* begin *

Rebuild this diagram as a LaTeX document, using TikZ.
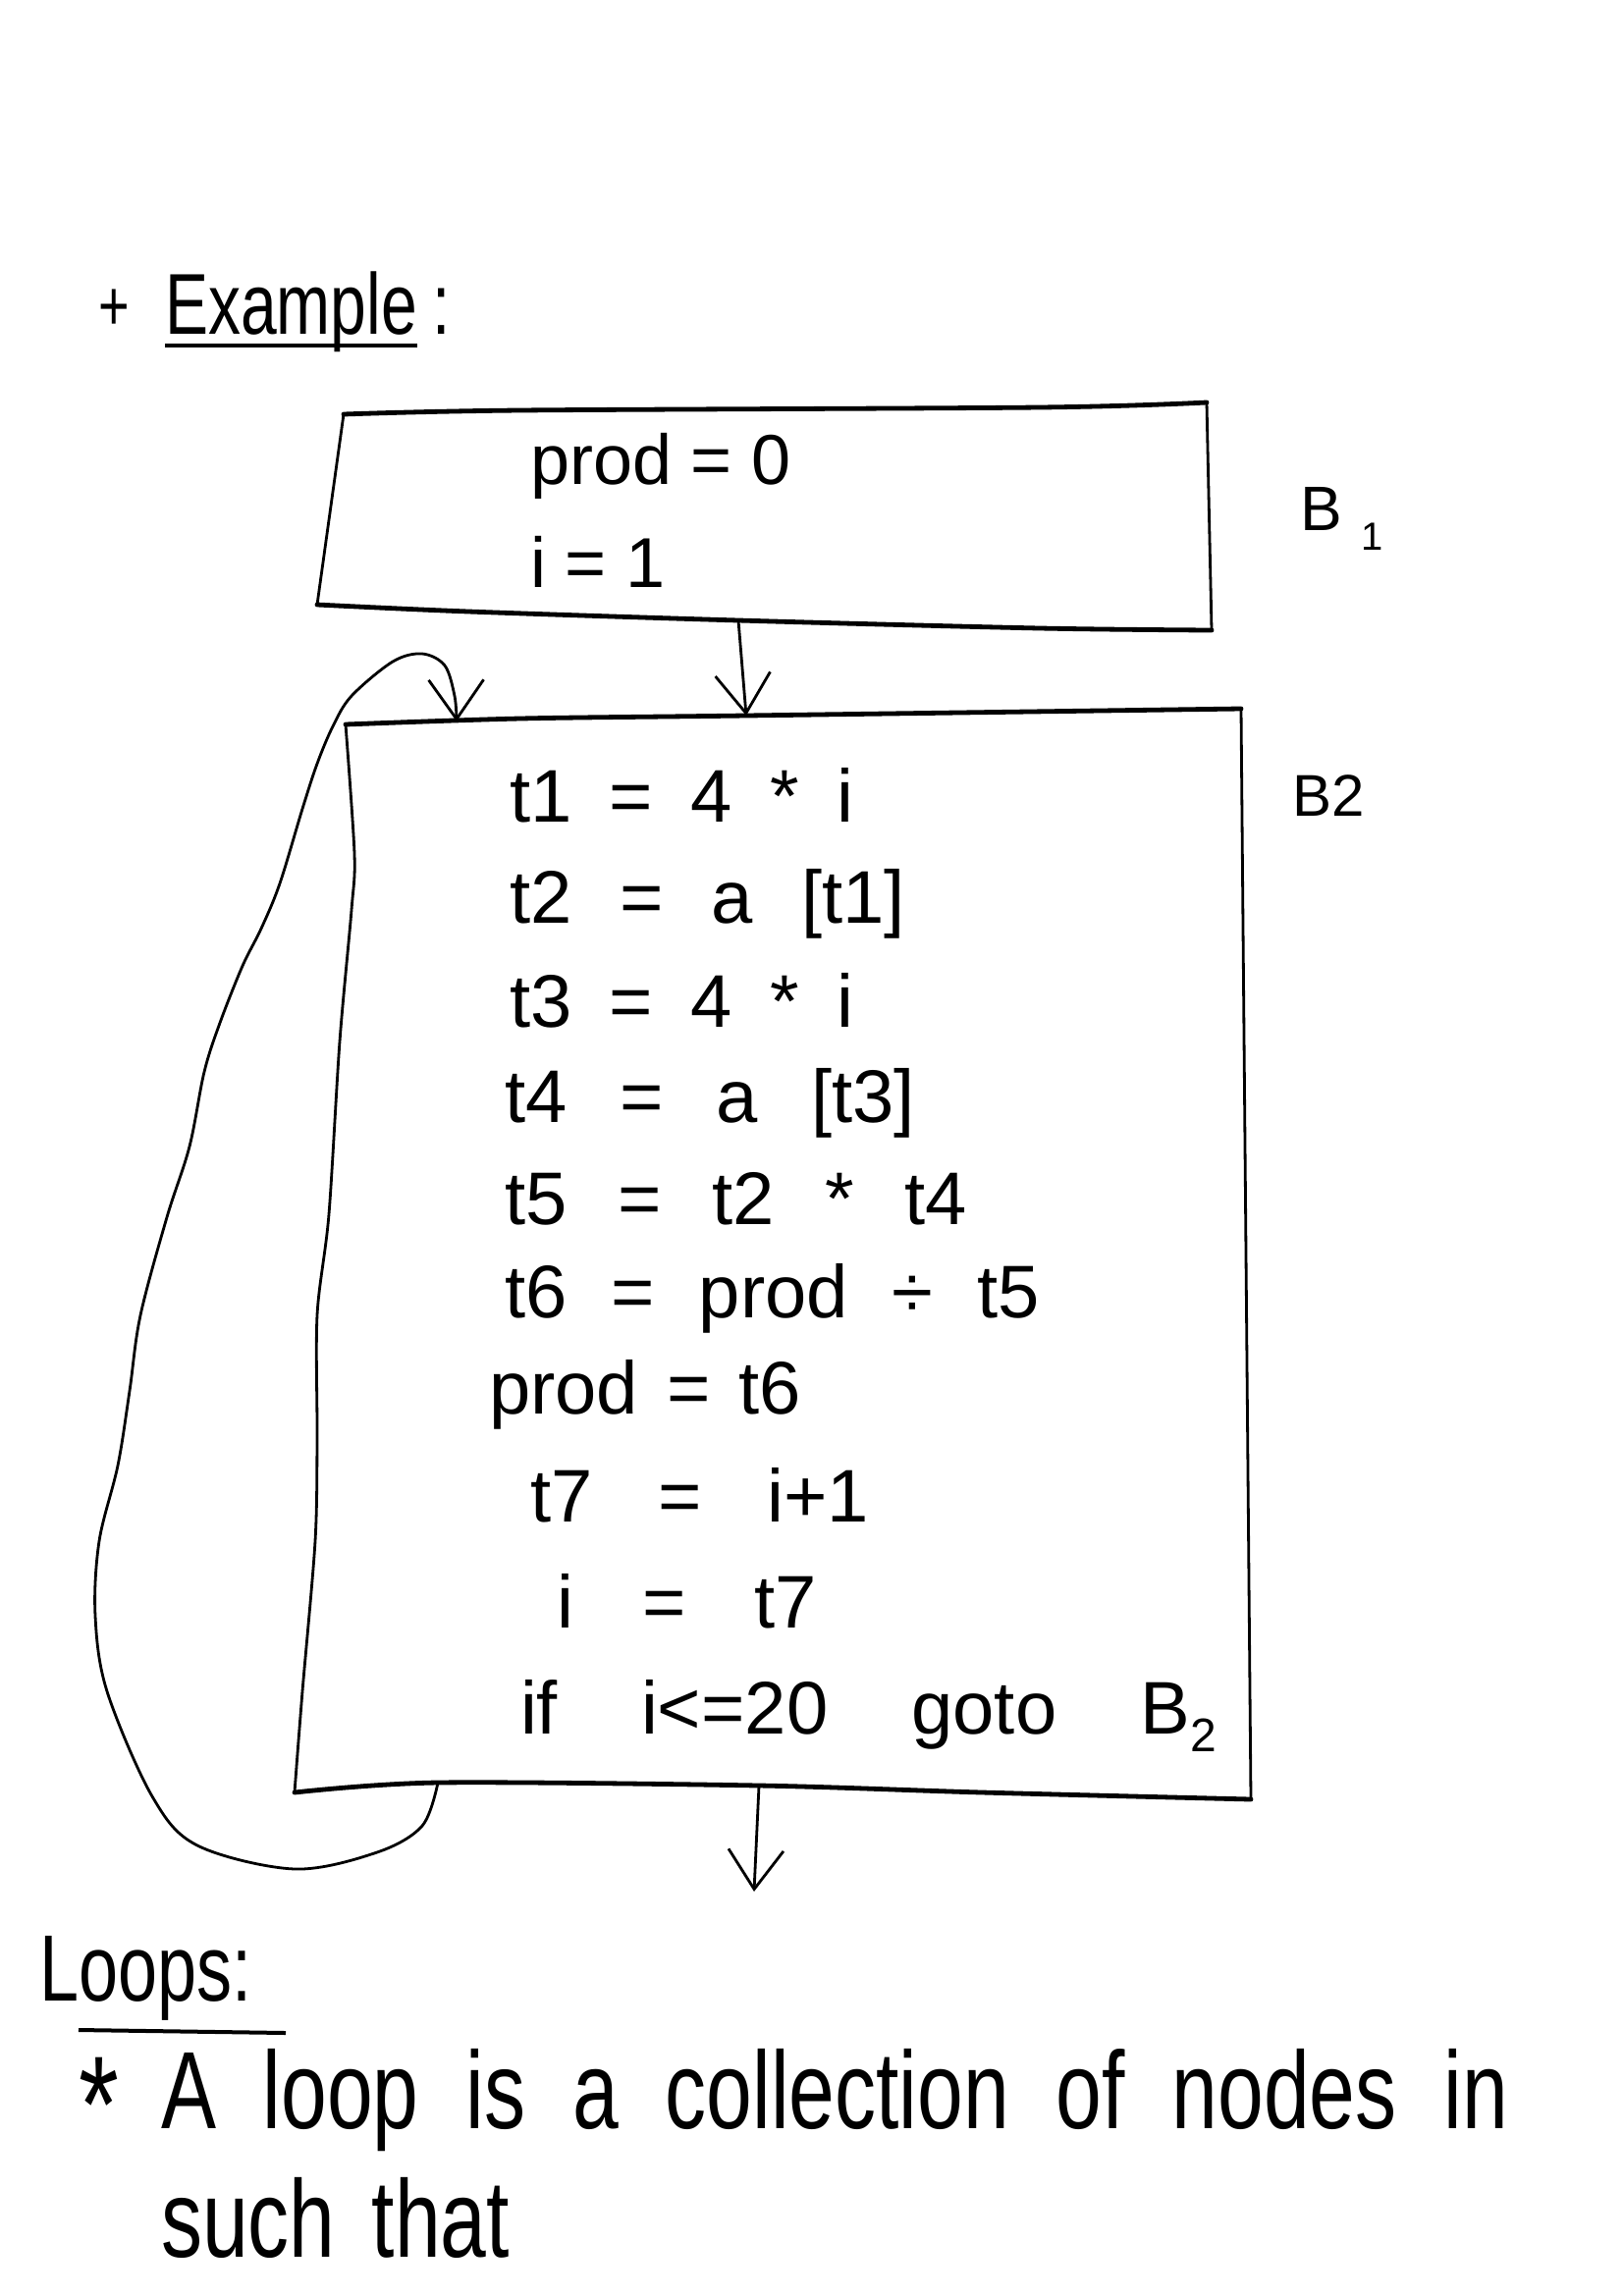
\documentclass[tikz,border=0pt]{standalone}
\usepackage{fontspec}
\newfontfamily\hand[FakeStretch=0.75]{Liberation Sans}
\newfontfamily\handw{Liberation Sans}
\usetikzlibrary{arrows.meta}
\newcommand\fitline[2]{\makebox[#1][s]{#2}}
\tikzset{
  hw/.style={anchor=base west, inner sep=0pt, outer sep=0pt, font=\hand},
  hww/.style={anchor=base west, inner sep=0pt, outer sep=0pt, font=\handw},
  edgeline/.style={line width=2.4pt, line join=round, line cap=round},
  sideline/.style={line width=1.4pt, line cap=round, line join=round},
  arr/.style={line width=1.4pt, line cap=round, -{Straight Barb[length=20pt,width=28pt,line width=1.4pt]}},
}
\begin{document}
\begin{tikzpicture}[x=0.5pt,y=-0.5pt]
\fill[white] (0,0) rectangle (1653,2339);
\useasboundingbox (0,0) rectangle (1653,2339);

% heading
\node[hw] (plus) at (100,336) {\fontsize{36}{36}\selectfont +};
\node[hw] (ex) at (168,340) {\fontsize{44}{44}\selectfont Example};
\node[hw] (excolon) at (440,340) {\fontsize{44}{44}\selectfont :};
\draw[line width=2pt] ([yshift=-6pt]ex.base west) -- ([yshift=-6pt]ex.base east);

% block B1
\coordinate (b1tl) at (350,422);
\coordinate (b1tr) at (1229,410);
\coordinate (b1br) at (1234,642);
\coordinate (b1bl) at (323,616);
\coordinate (b1out) at (752,632);
\draw[edgeline] plot[smooth] coordinates {(b1tl) (530,418) (1059,415) (b1tr)};
\draw[edgeline] plot[smooth] coordinates {(b1bl) (477,623) (b1out) (1059,640) (b1br)};
\draw[sideline] (b1tl) -- (b1bl);
\draw[sideline] (b1tr) -- (b1br);
\node[hww] (p0) at (540,493) {\fontsize{36}{36}\selectfont\fitline{133pt}{prod = 0}};
\node[hww] (i1) at (540,598) {\fontsize{36}{36}\selectfont\fitline{69pt}{i = 1}};
\node[hww] (lb1) at (1324,540) {\fontsize{32}{32}\selectfont B\kern10pt\raisebox{-10pt}{\fontsize{20}{20}\selectfont 1}};

% block B2
\coordinate (b2tl) at (352,738);
\coordinate (b2tr) at (1264,722);
\coordinate (b2br) at (1274,1833);
\coordinate (b2bl) at (300,1826);
\coordinate (b2in) at (760,729);
\coordinate (b2out) at (773,1819);
\coordinate (loopS) at (446,1816);
\coordinate (loopE) at (465,735);
\coordinate (exitpt) at (768,1927);
\draw[edgeline] plot[smooth] coordinates {(b2tl) (530,732) (b2in) (b2tr)};
\draw[edgeline] plot[smooth] coordinates {(b2bl) (loopS) (b2out) (1000,1826) (b2br)};
\draw[sideline] plot[smooth] coordinates {(b2tl) (361,870) (358,927) (346,1061) (335,1237) (323,1340) (323,1466) (321,1570) (308,1723) (b2bl)};
\draw[sideline] (b2tr) -- (b2br);
\node[hww] (lb2) at (1316,831) {\fontsize{30}{30}\selectfont B2};

\node[hww] (l1) at (519,837) {\fontsize{38}{38}\selectfont\fitline{175pt}{t1 = 4 * i}};
\node[hww] (l2) at (519,940) {\fontsize{38}{38}\selectfont\fitline{201.5pt}{t2 = a [t1]}};
\node[hww] (l3) at (519,1046) {\fontsize{38}{38}\selectfont\fitline{175pt}{t3 = 4 * i}};
\node[hww] (l4) at (514,1143) {\fontsize{38}{38}\selectfont\fitline{209pt}{t4 = a [t3]}};
\node[hww] (l5) at (514,1247) {\fontsize{38}{38}\selectfont\fitline{235.5pt}{t5 = t2 * t4}};
\node[hww] (l6) at (514,1342) {\fontsize{38}{38}\selectfont\fitline{272.5pt}{t6 = prod ÷ t5}};
\node[hww] (l7) at (498,1440) {\fontsize{38}{38}\selectfont\fitline{159pt}{prod = t6}};
\node[hww] (l8) at (540,1550) {\fontsize{38}{38}\selectfont\fitline{172.5pt}{t7 = i+1}};
\node[hww] (l9) at (567,1658) {\fontsize{38}{38}\selectfont\fitline{132.5pt}{i = t7}};
\node[hww] (l10) at (530,1766) {\fontsize{38}{38}\selectfont\fitline{354.5pt}{if i<=20 goto B\raisebox{-9pt}{\fontsize{24}{24}\selectfont 2}}};

% connectors
\draw[arr] (b1out) -- (b2in);
\draw[arr] (b2out) -- (exitpt);
\draw[arr] plot[smooth, tension=0.55] coordinates {(loopS) (430,1860) (384,1887) (300,1904) (201,1880) (155,1830) (109,1723) (97,1646) (101,1570) (120,1493) (132,1417) (143,1340) (170,1240) (193,1168) (208,1092) (224,1042) (247,984) (266,946) (285,900) (308,824) (323,778) (339,740) (358,709) (400,674) (430,666) (453,678) (463,709) (loopE)};

% text below
\node[hw] (loops) at (40,2038) {\fontsize{48}{48}\selectfont Loops:};
\coordinate (ul1) at (80,2068);
\coordinate (ul2) at (291,2071);
\draw[line width=2pt] (ul1) -- (ul2);
\node[hw] (star) at (80,2192) {\fontsize{70}{70}\selectfont *};
\node[hw] (tx1) at (164,2168) {\fontsize{56}{56}\selectfont\fitline{686pt}{A loop is a collection of nodes in}};
\node[hw] (tx2) at (164,2299) {\fontsize{56}{56}\selectfont\fitline{177.5pt}{such that}};
\end{tikzpicture}
\end{document}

* end *

• **DIRECTIONS FOR THIS TASK**: All of the material above should be reproduced exactly, except the pictures.

• **EXERCISE SOLUTION**:
Rebuild this diagram as a LaTeX document, using TikZ.
\documentclass[tikz,border=0pt]{standalone}
\usepackage{fontspec}
\newfontfamily\hand[FakeStretch=0.75]{Liberation Sans}
\newfontfamily\handw{Liberation Sans}
\usetikzlibrary{arrows.meta}
\newcommand\fitline[2]{\makebox[#1][s]{#2}}
\tikzset{
  hw/.style={anchor=base west, inner sep=0pt, outer sep=0pt, font=\hand},
  hww/.style={anchor=base west, inner sep=0pt, outer sep=0pt, font=\handw},
  edgeline/.style={line width=2.4pt, line join=round, line cap=round},
  sideline/.style={line width=1.4pt, line cap=round, line join=round},
  arr/.style={line width=1.4pt, line cap=round, -{Straight Barb[length=20pt,width=28pt,line width=1.4pt]}},
}
\begin{document}
\begin{tikzpicture}[x=0.5pt,y=-0.5pt]
\fill[white] (0,0) rectangle (1653,2339);
\useasboundingbox (0,0) rectangle (1653,2339);

% heading
\node[hw] (plus) at (100,336) {\fontsize{36}{36}\selectfont +};
\node[hw] (ex) at (168,340) {\fontsize{44}{44}\selectfont Example};
\node[hw] (excolon) at (440,340) {\fontsize{44}{44}\selectfont :};
\draw[line width=2pt] ([yshift=-6pt]ex.base west) -- ([yshift=-6pt]ex.base east);

% block B1
\coordinate (b1tl) at (350,422);
\coordinate (b1tr) at (1229,410);
\coordinate (b1br) at (1234,642);
\coordinate (b1bl) at (323,616);
\coordinate (b1out) at (752,632);
\draw[edgeline] plot[smooth] coordinates {(b1tl) (530,418) (1059,415) (b1tr)};
\draw[edgeline] plot[smooth] coordinates {(b1bl) (477,623) (b1out) (1059,640) (b1br)};
\draw[sideline] (b1tl) -- (b1bl);
\draw[sideline] (b1tr) -- (b1br);
\node[hww] (p0) at (540,493) {\fontsize{36}{36}\selectfont\fitline{133pt}{prod = 0}};
\node[hww] (i1) at (540,598) {\fontsize{36}{36}\selectfont\fitline{69pt}{i = 1}};
\node[hww] (lb1) at (1324,540) {\fontsize{32}{32}\selectfont B\kern10pt\raisebox{-10pt}{\fontsize{20}{20}\selectfont 1}};

% block B2
\coordinate (b2tl) at (352,738);
\coordinate (b2tr) at (1264,722);
\coordinate (b2br) at (1274,1833);
\coordinate (b2bl) at (300,1826);
\coordinate (b2in) at (760,729);
\coordinate (b2out) at (773,1819);
\coordinate (loopS) at (446,1816);
\coordinate (loopE) at (465,735);
\coordinate (exitpt) at (768,1927);
\draw[edgeline] plot[smooth] coordinates {(b2tl) (530,732) (b2in) (b2tr)};
\draw[edgeline] plot[smooth] coordinates {(b2bl) (loopS) (b2out) (1000,1826) (b2br)};
\draw[sideline] plot[smooth] coordinates {(b2tl) (361,870) (358,927) (346,1061) (335,1237) (323,1340) (323,1466) (321,1570) (308,1723) (b2bl)};
\draw[sideline] (b2tr) -- (b2br);
\node[hww] (lb2) at (1316,831) {\fontsize{30}{30}\selectfont B2};

\node[hww] (l1) at (519,837) {\fontsize{38}{38}\selectfont\fitline{175pt}{t1 = 4 * i}};
\node[hww] (l2) at (519,940) {\fontsize{38}{38}\selectfont\fitline{201.5pt}{t2 = a [t1]}};
\node[hww] (l3) at (519,1046) {\fontsize{38}{38}\selectfont\fitline{175pt}{t3 = 4 * i}};
\node[hww] (l4) at (514,1143) {\fontsize{38}{38}\selectfont\fitline{209pt}{t4 = a [t3]}};
\node[hww] (l5) at (514,1247) {\fontsize{38}{38}\selectfont\fitline{235.5pt}{t5 = t2 * t4}};
\node[hww] (l6) at (514,1342) {\fontsize{38}{38}\selectfont\fitline{272.5pt}{t6 = prod ÷ t5}};
\node[hww] (l7) at (498,1440) {\fontsize{38}{38}\selectfont\fitline{159pt}{prod = t6}};
\node[hww] (l8) at (540,1550) {\fontsize{38}{38}\selectfont\fitline{172.5pt}{t7 = i+1}};
\node[hww] (l9) at (567,1658) {\fontsize{38}{38}\selectfont\fitline{132.5pt}{i = t7}};
\node[hww] (l10) at (530,1766) {\fontsize{38}{38}\selectfont\fitline{354.5pt}{if i<=20 goto B\raisebox{-9pt}{\fontsize{24}{24}\selectfont 2}}};

% connectors
\draw[arr] (b1out) -- (b2in);
\draw[arr] (b2out) -- (exitpt);
\draw[arr] plot[smooth, tension=0.55] coordinates {(loopS) (430,1860) (384,1887) (300,1904) (201,1880) (155,1830) (109,1723) (97,1646) (101,1570) (120,1493) (132,1417) (143,1340) (170,1240) (193,1168) (208,1092) (224,1042) (247,984) (266,946) (285,900) (308,824) (323,778) (339,740) (358,709) (400,674) (430,666) (453,678) (463,709) (loopE)};

% text below
\node[hw] (loops) at (40,2038) {\fontsize{48}{48}\selectfont Loops:};
\coordinate (ul1) at (80,2068);
\coordinate (ul2) at (291,2071);
\draw[line width=2pt] (ul1) -- (ul2);
\node[hw] (star) at (80,2192) {\fontsize{70}{70}\selectfont *};
\node[hw] (tx1) at (164,2168) {\fontsize{56}{56}\selectfont\fitline{686pt}{A loop is a collection of nodes in}};
\node[hw] (tx2) at (164,2299) {\fontsize{56}{56}\selectfont\fitline{177.5pt}{such that}};
\end{tikzpicture}
\end{document}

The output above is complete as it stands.